Although at The Argyll Club I am fortunate to be surrounded by a management team comprised of strong professional females, this is not the norm for real estate. In fact, a report commissioned by PwC found that at the start of 2020 the boards of UK property companies were only 22% female.


This issue is synonymous in many professional services industries – whether that is finance, accounting or consultancy. As such, in 2021, exiting a national lockdown for the third and hopefully final time, how can our industries do more to better these shocking statistics? Ultimately, I believe it is all about seeing it to believe it.

At The Argyll Club, I have always made it a priority to select a diverse team and appoint and promote talent fairly; my ‘number 2’s’ have predominately been female. During my seven years in management, I have mentored several women who have gone on to secure director or head of department roles, and still get in touch for advice now. To create real change, this is the key for me: ambitious women helping other talented women to achieve leadership positions by mentoring and skill-sharing. My experience demonstrates that you can be young, female and powerful in the property sector.
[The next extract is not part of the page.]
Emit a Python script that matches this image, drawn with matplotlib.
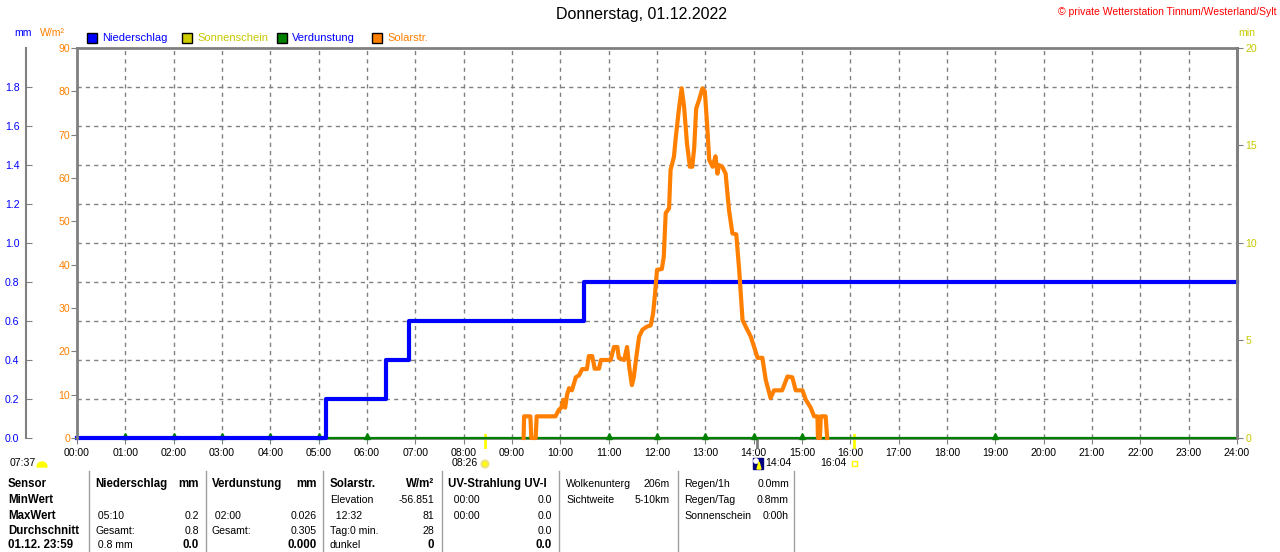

The crux of this issue is ensuring that women secure C-suite positions and close deals in front of the men who assume that women are not able to do so. We have to create visual change. After all, how can we alter a deep-rooted industry’s perception of women in business – or indeed these women’s opinions of their own potential – if they can’t see examples in front of them?



How can 2021 be a catalyst?

For me, the key to a more inclusive real estate industry is skill-sharing; something that can be mirrored across any business structure. To change the dialogue around women in property, we need to get more women talking about women in property. They must have difficult conversations, request greater responsibility and present their case for promotion. But, to get there, we must build their confidence and develop their skillsets.

To do so, we must come together. As the nation exits lockdown in the weeks ahead and the work from home message begins to lift, it is crucial for the development of young female professionals that teams begin to work together in offices again and have those daily opportunities to learn from seniors and mentor juniors.


Conversations with our customers across the wealth management and financial services sectors echo this. They have fed back that there is a limit to how much skill-sharing and knowledge exchange can take place over a Zoom call. For their teams to continue to develop, they are eager to get them back into offices, so they can learn from each other in-person.

Consider how much you absorb by just listening to a senior colleague deftly tackle a sensitive client matter on the phone, or the management skills you take on-board when overhearing them brief a junior. Future leaders have lost out on all of these experiences over the past 12 months. Surely this will have played some part in stunting the career trajectories of many professionals, including women?

To get our future female leadership generation back on track, in-person exchanges and collaborative working are critical – even if it is only a few times a week to accommodate for greater remote working. Seeing change encourages you to become part of that change, and we must ensure that future leaders can work alongside these change-makers in-person.